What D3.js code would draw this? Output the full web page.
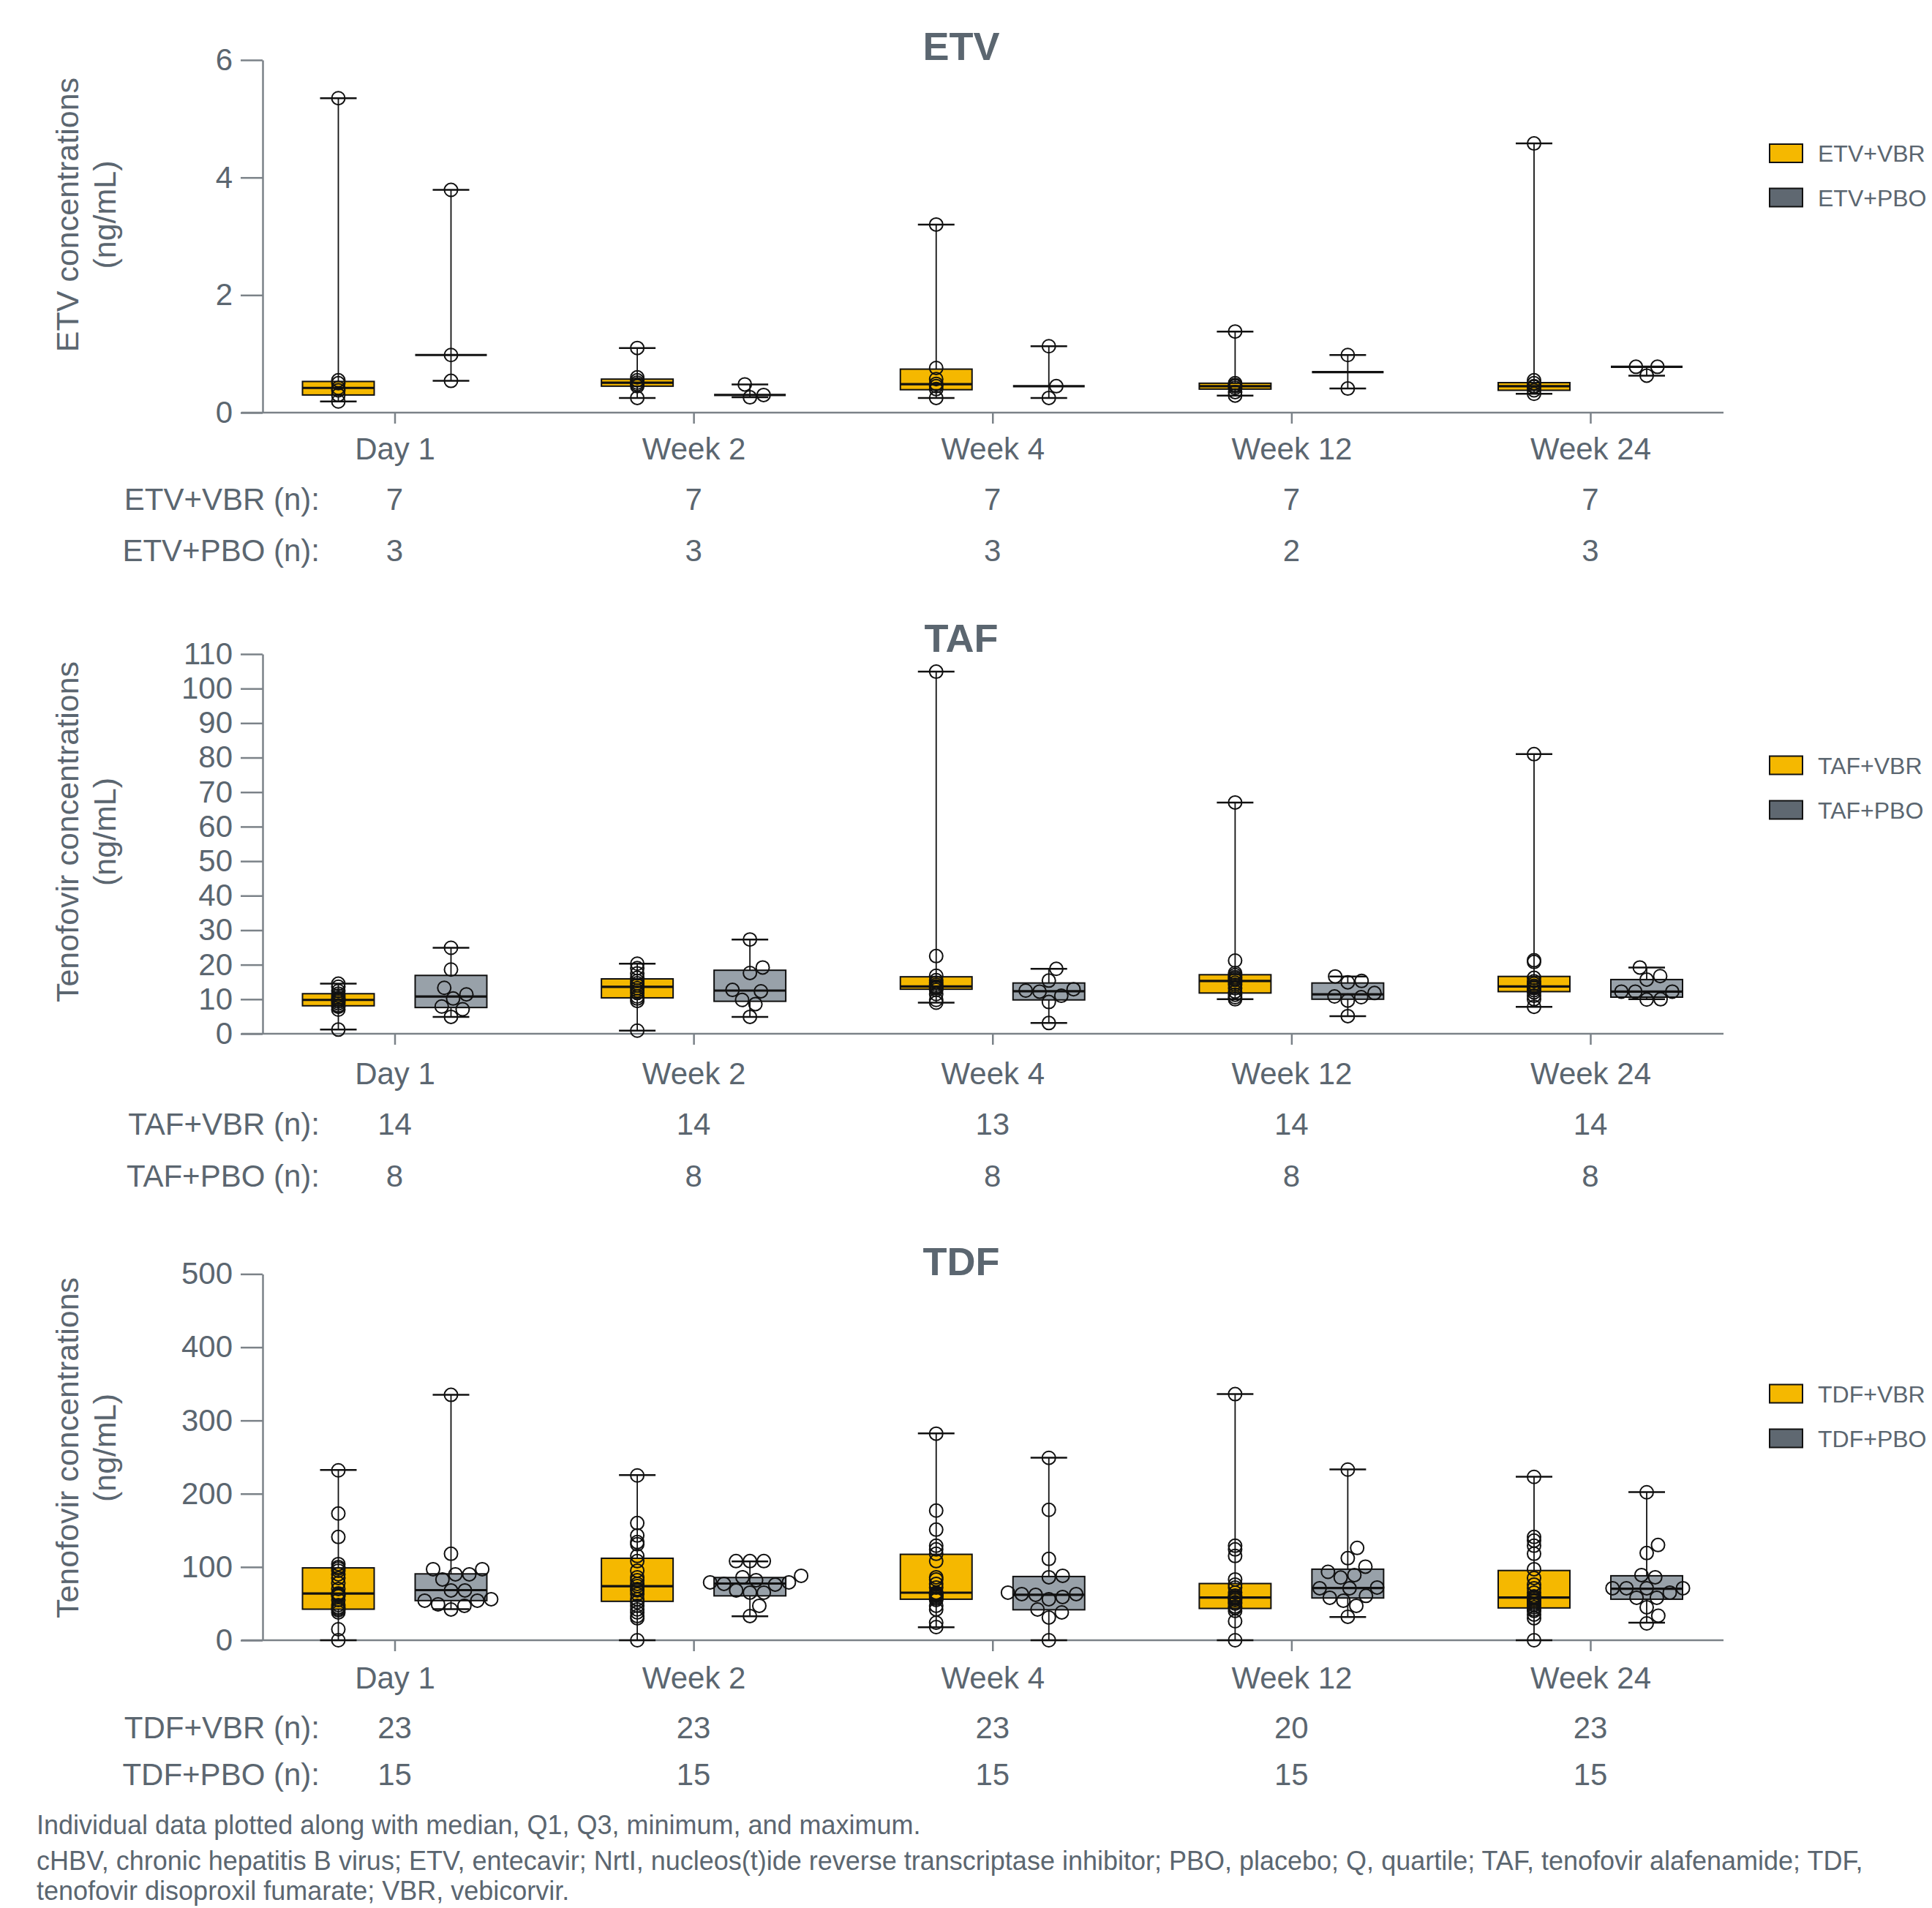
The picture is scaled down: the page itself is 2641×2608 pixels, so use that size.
<!DOCTYPE html>
<html><head><meta charset="utf-8">
<script src="https://cdn.jsdelivr.net/npm/d3@7"></script>
<style>
html,body{margin:0;padding:0;background:#fff;}
svg text{font-family:"Liberation Sans",Arial,Helvetica,sans-serif;}
</style></head><body>
<svg id="chart" width="2641" height="2608"></svg>
<script>
// ---------------- DATA ----------------
const categories = ["Day 1", "Week 2", "Week 4", "Week 12", "Week 24"];

// box statistics per visit: [min, Q1, median, Q3, max]
const etvVbrStats = [[0.19,0.30,0.42,0.53,5.35],[0.25,0.45,0.51,0.57,1.10],[0.25,0.39,0.485,0.74,3.20],[0.29,0.40,0.45,0.50,1.38],[0.32,0.38,0.45,0.51,4.58]];
const etvPboStats = [[0.54,0.98,0.98,0.98,3.79],[0.26,0.30,0.30,0.30,0.48],[0.25,0.45,0.45,0.45,1.13],[0.41,0.69,0.69,0.69,0.98],[0.63,0.78,0.78,0.78,0.78]];
const etvVbrPoints = [
  [0.19,0.30,0.38,0.42,0.50,0.55,5.35],
  [0.25,0.45,0.48,0.51,0.55,0.60,1.10],
  [0.25,0.40,0.45,0.49,0.57,0.76,3.20],
  [0.29,0.35,0.42,0.45,0.47,0.50,1.38],
  [0.32,0.38,0.44,0.45,0.50,0.55,4.58]];
const etvPboPoints = [[3.79,0.98,0.54],[0.48,0.30,0.26],[1.13,0.45,0.25],[0.98,0.41],[0.78,0.78,0.63]];
const etvVbrN = [7,7,7,7,7];
const etvPboN = [3,3,3,2,3];

const tafVbrStats = [[1.2,8.1,9.8,11.6,14.5],[0.9,10.4,13.6,15.9,20.3],[9.0,12.9,13.7,16.5,104.9],[10.0,11.8,15.3,17.1,67.0],[7.8,12.2,13.7,16.6,81.0]];
const tafPboStats = [[4.9,7.6,10.8,16.9,24.9],[4.9,9.4,12.5,18.4,27.3],[3.1,9.8,12.3,14.7,18.8],[5.1,10.0,11.4,14.7,16.6],[10.0,10.6,12.2,15.7,19.2]];
const tafVbrPoints = [
  [1.2,7.0,7.8,8.2,8.8,9.3,9.7,10.0,10.4,11.0,11.6,12.4,13.6,14.5],
  [0.9,9.5,10.2,10.8,11.8,12.5,13.2,14.0,14.6,15.3,16.2,17.5,19.0,20.3],
  [9.0,9.8,11.5,12.7,13.2,13.5,13.7,14.2,14.8,15.5,16.8,22.5,104.9],
  [10.0,10.6,11.3,12.2,13.2,14.2,14.8,15.6,16.0,16.4,17.0,17.6,21.2,67.0],
  [7.8,10.0,11.0,12.0,12.6,13.2,13.5,13.9,14.5,15.2,16.2,20.8,21.3,81.0]];
const tafPboPoints = [
  [24.9,18.6,13.3,11.4,10.2,7.9,7.1,4.9],
  [27.3,19.2,17.6,12.7,12.3,9.8,8.6,4.9],
  [18.8,15.4,12.9,12.5,12.2,11.0,9.2,3.1],
  [16.6,15.3,14.9,11.8,10.8,10.6,9.6,5.1],
  [19.2,16.7,15.7,12.2,12.2,12.2,10.0,9.9]];
const tafVbrN = [14,14,13,14,14];
const tafPboN = [8,8,8,8,8];

const tdfVbrStats = [[0,42.4,63.8,98.8,232.5],[0,53.1,73.8,111.9,225.4],[17.8,56,64.9,117.3,282.4],[0,43.4,58.4,77.4,336],[0,44.1,58.4,95.2,223.2]];
const tdfPboStats = [[42.4,54.1,68.4,90.6,335.2],[32.8,60.6,77.4,85.6,107.6],[0,41.6,62,87,249.3],[31.7,57.7,71.3,97,233.2],[23.9,56,70.2,88,202.2]];
const tdfVbrPoints = [
  [0,15,38,41,43,45,48,55,60,62,63,64,70,78,85,90,95,98,100,104,141,173,232],
  [0,30,33,38,42,47,52,56,63,68,70,74,77,82,86,95,108,115,131,134,143,160,225],
  [18,24,42,47,55,57,59,61,62,63,64,65,72,77,83,86,108,118,124,129,151,177,282],
  [0,26,40,44,46,50,52,55,57,58,59,61,65,72,76,83,115,124,129,336],
  [0,30,35,40,42,45,48,50,53,55,57,58,60,65,71,76,85,97,118,129,136,141,223]];
const tdfPboPoints = [
  [335,118,97,97,90,90,83,68,68,56,54,54,49,47,42],
  [108,108,108,88,86,82,79,79,77,76,68,65,65,47,33],
  [249,178,111,88,86,65,63,63,62,59,56,42,38,31,0],
  [233,126,112,100.5,93.4,89,85.6,72,71,71,60.6,58,54,47,32],
  [202,130,119,89,86,71,71,71,71,65,58,58,45,33.5,23]];
const tdfVbrN = [23,23,23,20,23];
const tdfPboN = [15,15,15,15,15];

const etvTicks = [0,2,4,6];
const tafTicks = [0,10,20,30,40,50,60,70,80,90,100,110];
const tdfTicks = [0,100,200,300,400,500];

const footnotes = [
  "Individual data plotted along with median, Q1, Q3, minimum, and maximum.",
  "cHBV, chronic hepatitis B virus; ETV, entecavir; NrtI, nucleos(t)ide reverse transcriptase inhibitor; PBO, placebo; Q, quartile; TAF, tenofovir alafenamide; TDF,",
  "tenofovir disoproxil fumarate; VBR, vebicorvir."
];

// ---------------- LAYOUT / STYLE ----------------
const TEXT = "#5b6670", AXIS = "#7b8288", VBR_FILL = "#f5b800", PBO_FILL = "#98a1a9", PBO_LEG = "#5f6871", INK = "#111";
const OFF = 77, BOXW = 98, CAPW = 50, R = 9, D = 19, FS = 42;

const panels = [
  {title:"ETV", ytitle:"ETV concentrations", domain:[0,6], ticks:etvTicks, yTop:82, yBot:564, titleY:82, pad:19, nY:[697,767], legY:[209.5,270], ytC:293.5,
   arms:[{stats:etvVbrStats, pts:etvVbrPoints, n:etvVbrN, fill:VBR_FILL, leg:VBR_FILL, name:"ETV+VBR", swarm:false},
         {stats:etvPboStats, pts:etvPboPoints, n:etvPboN, fill:PBO_FILL, leg:PBO_LEG, name:"ETV+PBO", swarm:true}]},
  {title:"TAF", ytitle:"Tenofovir concentrations", domain:[0,110], ticks:tafTicks, yTop:894, yBot:1413, titleY:891, pad:24, nY:[1551,1622], legY:[1046,1107], ytC:1137,
   arms:[{stats:tafVbrStats, pts:tafVbrPoints, n:tafVbrN, fill:VBR_FILL, leg:VBR_FILL, name:"TAF+VBR", swarm:false},
         {stats:tafPboStats, pts:tafPboPoints, n:tafPboN, fill:PBO_FILL, leg:PBO_LEG, name:"TAF+PBO", swarm:true}]},
  {title:"TDF", ytitle:"Tenofovir concentrations", domain:[0,500], ticks:tdfTicks, yTop:1741.4, yBot:2242, titleY:1743, pad:21, nY:[2376,2440], legY:[1905,1966], ytC:1979,
   arms:[{stats:tdfVbrStats, pts:tdfVbrPoints, n:tdfVbrN, fill:VBR_FILL, leg:VBR_FILL, name:"TDF+VBR", swarm:false},
         {stats:tdfPboStats, pts:tdfPboPoints, n:tdfPboN, fill:PBO_FILL, leg:PBO_LEG, name:"TDF+PBO", swarm:true}]}
];

function swarmOffsets(vals, yScale) {
  const idx = vals.map((v,i)=>i).sort((a,b)=>vals[a]-vals[b]);
  const placed = [], off = new Array(vals.length).fill(0);
  for (const i of idx) {
    const y = yScale(vals[i]);
    const cands = [0];
    placed.forEach(p => {
      const dy = Math.abs(p.y - y);
      if (dy < D) { const dx = Math.sqrt(D*D - dy*dy); cands.push(p.x + dx + 0.01, p.x - dx - 0.01); }
    });
    cands.sort((a,b)=>Math.abs(a)-Math.abs(b) || b-a);
    let xo = 0;
    for (const c of cands) {
      if (placed.every(p => (p.x-c)*(p.x-c) + (p.y-y)*(p.y-y) >= D*D - 0.05)) { xo = c; break; }
    }
    placed.push({x:xo, y:y}); off[i] = xo;
  }
  return off;
}

const svg = d3.select("#chart");
const x = d3.scalePoint().domain(categories).range([539.5, 2174]);

panels.forEach(p => {
  const y = d3.scaleLinear().domain(p.domain).range([p.yBot, p.yTop]);
  const g = svg.append("g");

  // title
  g.append("text").attr("x",1314).attr("y",p.titleY).attr("text-anchor","middle")
    .attr("font-size",54).attr("font-weight","bold").attr("fill",TEXT).text(p.title);

  // y axis
  const ya = g.append("g").attr("transform","translate(359,0)")
    .call(d3.axisLeft(y).tickValues(p.ticks).tickFormat(d3.format("d")).tickSize(30).tickSizeOuter(0).tickPadding(11));
  ya.select(".domain").attr("stroke",AXIS).attr("stroke-width",2.5);
  ya.selectAll(".tick line").attr("stroke",AXIS).attr("stroke-width",2.5);
  ya.selectAll(".tick text").attr("fill",TEXT).attr("font-size",FS).attr("font-family",null);

  // x baseline
  g.append("line").attr("x1",330).attr("x2",2356).attr("y1",p.yBot).attr("y2",p.yBot)
    .attr("stroke",AXIS).attr("stroke-width",2.5);
  const xa = g.append("g").attr("transform",`translate(0,${p.yBot})`)
    .call(d3.axisBottom(x).tickSize(15).tickSizeOuter(0).tickPadding(p.pad));
  xa.select(".domain").remove();
  xa.selectAll(".tick line").attr("stroke",AXIS).attr("stroke-width",2.5);
  xa.selectAll(".tick text").attr("fill",TEXT).attr("font-size",FS).attr("font-family",null);

  // y title
  const yt = g.append("g").attr("transform",`translate(107,${p.ytC}) rotate(-90)`);
  yt.append("text").attr("x",0).attr("y",0).attr("text-anchor","middle").attr("font-size",43).attr("fill",TEXT).text(p.ytitle);
  yt.append("text").attr("x",0).attr("y",51).attr("text-anchor","middle").attr("font-size",43).attr("fill",TEXT).text("(ng/mL)");

  // boxes
  p.arms.forEach((arm, ai) => {
    const dx = ai === 0 ? -OFF : OFF;
    categories.forEach((c, ci) => {
      const cx = x(c) + dx;
      const [mn, q1, md, q3, mx] = arm.stats[ci];
      const bg = g.append("g");
      bg.append("line").attr("x1",cx).attr("x2",cx).attr("y1",y(mx)).attr("y2",y(q3)).attr("stroke",INK).attr("stroke-width",1.8);
      bg.append("line").attr("x1",cx).attr("x2",cx).attr("y1",y(q1)).attr("y2",y(mn)).attr("stroke",INK).attr("stroke-width",1.8);
      bg.append("rect").attr("x",cx-BOXW/2).attr("width",BOXW).attr("y",y(q3)).attr("height",Math.max(0,y(q1)-y(q3)))
        .attr("fill",arm.fill).attr("stroke",INK).attr("stroke-width",2);
      bg.append("line").attr("x1",cx-BOXW/2).attr("x2",cx+BOXW/2).attr("y1",y(md)).attr("y2",y(md)).attr("stroke",INK).attr("stroke-width",3.2);
      [mn, mx].forEach(v => bg.append("line").attr("x1",cx-CAPW/2).attr("x2",cx+CAPW/2).attr("y1",y(v)).attr("y2",y(v)).attr("stroke",INK).attr("stroke-width",2.5));
      const vals = arm.pts[ci];
      const offs = arm.swarm ? swarmOffsets(vals, y) : vals.map(()=>0);
      bg.selectAll("circle.pt").data(vals).join("circle").attr("class","pt")
        .attr("cx",(d,i)=>cx+offs[i]).attr("cy",d=>y(d)).attr("r",R)
        .attr("fill","none").attr("stroke",INK).attr("stroke-width",2);
    });
  });

  // n rows
  p.arms.forEach((arm, ai) => {
    g.append("text").attr("x",437).attr("y",p.nY[ai]).attr("text-anchor","end").attr("font-size",FS).attr("fill",TEXT).text(arm.name + " (n):");
    categories.forEach((c, ci) => {
      g.append("text").attr("x",x(c)).attr("y",p.nY[ai]).attr("text-anchor","middle").attr("font-size",FS).attr("fill",TEXT).text(arm.n[ci]);
    });
  });

  // legend
  p.arms.forEach((arm, ai) => {
    g.append("rect").attr("x",2419).attr("y",p.legY[ai]-12.5).attr("width",45).attr("height",25)
      .attr("fill",arm.leg).attr("stroke",INK).attr("stroke-width",2);
    g.append("text").attr("x",2485).attr("y",p.legY[ai]).attr("dy","0.36em").attr("font-size",32).attr("fill",TEXT).text(arm.name);
  });
});

// footnotes
const fnY = [2507, 2556, 2597];
footnotes.forEach((t,i) => {
  svg.append("text").attr("x",50).attr("y",fnY[i]).attr("font-size",36).attr("fill",TEXT).text(t);
});
</script></body></html>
+-------+
EXERCISE BRIEF = Copy every line of the listing where the word "page" appears.

RESULT BELOW =
What D3.js code would draw this? Output the full web page.
The picture is scaled down: the page itself is 2641×2608 pixels, so use that size.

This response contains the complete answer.